## BEGIN

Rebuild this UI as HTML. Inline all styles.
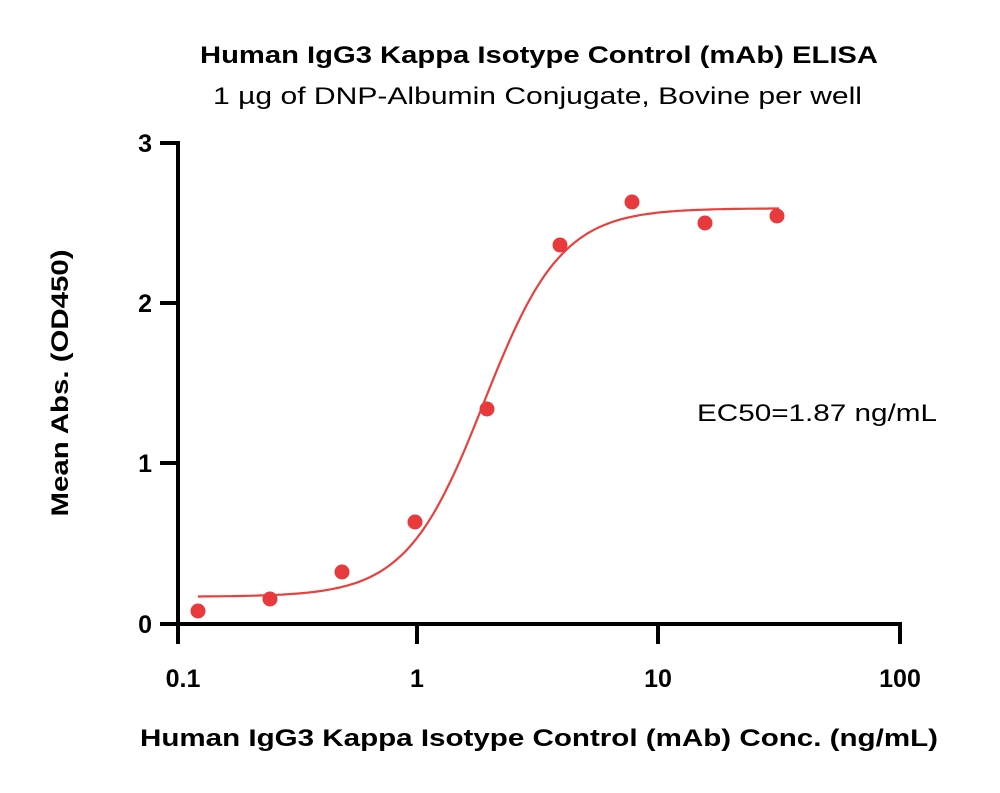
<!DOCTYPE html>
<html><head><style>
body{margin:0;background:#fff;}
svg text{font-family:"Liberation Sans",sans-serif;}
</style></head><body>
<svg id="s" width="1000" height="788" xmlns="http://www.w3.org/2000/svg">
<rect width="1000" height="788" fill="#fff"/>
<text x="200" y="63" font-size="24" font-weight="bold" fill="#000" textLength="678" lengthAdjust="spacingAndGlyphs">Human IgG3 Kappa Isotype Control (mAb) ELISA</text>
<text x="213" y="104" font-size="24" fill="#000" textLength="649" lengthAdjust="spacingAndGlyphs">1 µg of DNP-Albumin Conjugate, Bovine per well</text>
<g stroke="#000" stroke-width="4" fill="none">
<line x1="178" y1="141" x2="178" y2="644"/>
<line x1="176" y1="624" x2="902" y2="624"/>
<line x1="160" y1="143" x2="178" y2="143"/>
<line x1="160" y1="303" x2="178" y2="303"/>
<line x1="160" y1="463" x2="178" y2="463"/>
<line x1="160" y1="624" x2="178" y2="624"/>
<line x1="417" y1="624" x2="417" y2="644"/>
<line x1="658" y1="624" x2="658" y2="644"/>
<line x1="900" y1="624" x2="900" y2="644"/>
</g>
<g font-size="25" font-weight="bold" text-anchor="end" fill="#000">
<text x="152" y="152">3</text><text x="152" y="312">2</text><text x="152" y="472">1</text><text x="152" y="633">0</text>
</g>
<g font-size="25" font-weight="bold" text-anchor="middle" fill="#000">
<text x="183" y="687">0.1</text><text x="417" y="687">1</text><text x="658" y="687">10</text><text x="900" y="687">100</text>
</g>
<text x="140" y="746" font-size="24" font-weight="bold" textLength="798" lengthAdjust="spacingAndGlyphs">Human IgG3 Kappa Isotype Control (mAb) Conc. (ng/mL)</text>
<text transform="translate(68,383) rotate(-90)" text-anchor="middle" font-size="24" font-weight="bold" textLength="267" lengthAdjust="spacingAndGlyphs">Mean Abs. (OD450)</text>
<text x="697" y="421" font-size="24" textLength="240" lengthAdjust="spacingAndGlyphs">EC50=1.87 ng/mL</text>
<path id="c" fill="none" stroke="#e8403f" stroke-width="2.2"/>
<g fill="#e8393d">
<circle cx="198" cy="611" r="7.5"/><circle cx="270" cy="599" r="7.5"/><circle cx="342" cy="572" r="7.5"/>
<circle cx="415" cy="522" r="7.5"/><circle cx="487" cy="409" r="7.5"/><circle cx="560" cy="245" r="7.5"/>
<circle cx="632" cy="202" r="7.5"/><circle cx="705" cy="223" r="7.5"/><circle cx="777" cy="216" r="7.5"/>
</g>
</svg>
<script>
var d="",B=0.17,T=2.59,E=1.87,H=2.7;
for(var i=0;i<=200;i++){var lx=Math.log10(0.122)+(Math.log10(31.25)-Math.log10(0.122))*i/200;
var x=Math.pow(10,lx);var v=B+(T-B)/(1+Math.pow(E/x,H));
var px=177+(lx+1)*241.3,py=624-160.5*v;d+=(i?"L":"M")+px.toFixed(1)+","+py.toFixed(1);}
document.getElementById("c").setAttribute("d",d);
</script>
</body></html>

## END

• **Stated task**: All of the lines above should be retyped precisely, apart from the pictures.

• **Response**:
Rebuild this UI as HTML. Inline all styles.
<!DOCTYPE html>
<html><head><style>
body{margin:0;background:#fff;}
svg text{font-family:"Liberation Sans",sans-serif;}
</style></head><body>
<svg id="s" width="1000" height="788" xmlns="http://www.w3.org/2000/svg">
<rect width="1000" height="788" fill="#fff"/>
<text x="200" y="63" font-size="24" font-weight="bold" fill="#000" textLength="678" lengthAdjust="spacingAndGlyphs">Human IgG3 Kappa Isotype Control (mAb) ELISA</text>
<text x="213" y="104" font-size="24" fill="#000" textLength="649" lengthAdjust="spacingAndGlyphs">1 µg of DNP-Albumin Conjugate, Bovine per well</text>
<g stroke="#000" stroke-width="4" fill="none">
<line x1="178" y1="141" x2="178" y2="644"/>
<line x1="176" y1="624" x2="902" y2="624"/>
<line x1="160" y1="143" x2="178" y2="143"/>
<line x1="160" y1="303" x2="178" y2="303"/>
<line x1="160" y1="463" x2="178" y2="463"/>
<line x1="160" y1="624" x2="178" y2="624"/>
<line x1="417" y1="624" x2="417" y2="644"/>
<line x1="658" y1="624" x2="658" y2="644"/>
<line x1="900" y1="624" x2="900" y2="644"/>
</g>
<g font-size="25" font-weight="bold" text-anchor="end" fill="#000">
<text x="152" y="152">3</text><text x="152" y="312">2</text><text x="152" y="472">1</text><text x="152" y="633">0</text>
</g>
<g font-size="25" font-weight="bold" text-anchor="middle" fill="#000">
<text x="183" y="687">0.1</text><text x="417" y="687">1</text><text x="658" y="687">10</text><text x="900" y="687">100</text>
</g>
<text x="140" y="746" font-size="24" font-weight="bold" textLength="798" lengthAdjust="spacingAndGlyphs">Human IgG3 Kappa Isotype Control (mAb) Conc. (ng/mL)</text>
<text transform="translate(68,383) rotate(-90)" text-anchor="middle" font-size="24" font-weight="bold" textLength="267" lengthAdjust="spacingAndGlyphs">Mean Abs. (OD450)</text>
<text x="697" y="421" font-size="24" textLength="240" lengthAdjust="spacingAndGlyphs">EC50=1.87 ng/mL</text>
<path id="c" fill="none" stroke="#e8403f" stroke-width="2.2"/>
<g fill="#e8393d">
<circle cx="198" cy="611" r="7.5"/><circle cx="270" cy="599" r="7.5"/><circle cx="342" cy="572" r="7.5"/>
<circle cx="415" cy="522" r="7.5"/><circle cx="487" cy="409" r="7.5"/><circle cx="560" cy="245" r="7.5"/>
<circle cx="632" cy="202" r="7.5"/><circle cx="705" cy="223" r="7.5"/><circle cx="777" cy="216" r="7.5"/>
</g>
</svg>
<script>
var d="",B=0.17,T=2.59,E=1.87,H=2.7;
for(var i=0;i<=200;i++){var lx=Math.log10(0.122)+(Math.log10(31.25)-Math.log10(0.122))*i/200;
var x=Math.pow(10,lx);var v=B+(T-B)/(1+Math.pow(E/x,H));
var px=177+(lx+1)*241.3,py=624-160.5*v;d+=(i?"L":"M")+px.toFixed(1)+","+py.toFixed(1);}
document.getElementById("c").setAttribute("d",d);
</script>
</body></html>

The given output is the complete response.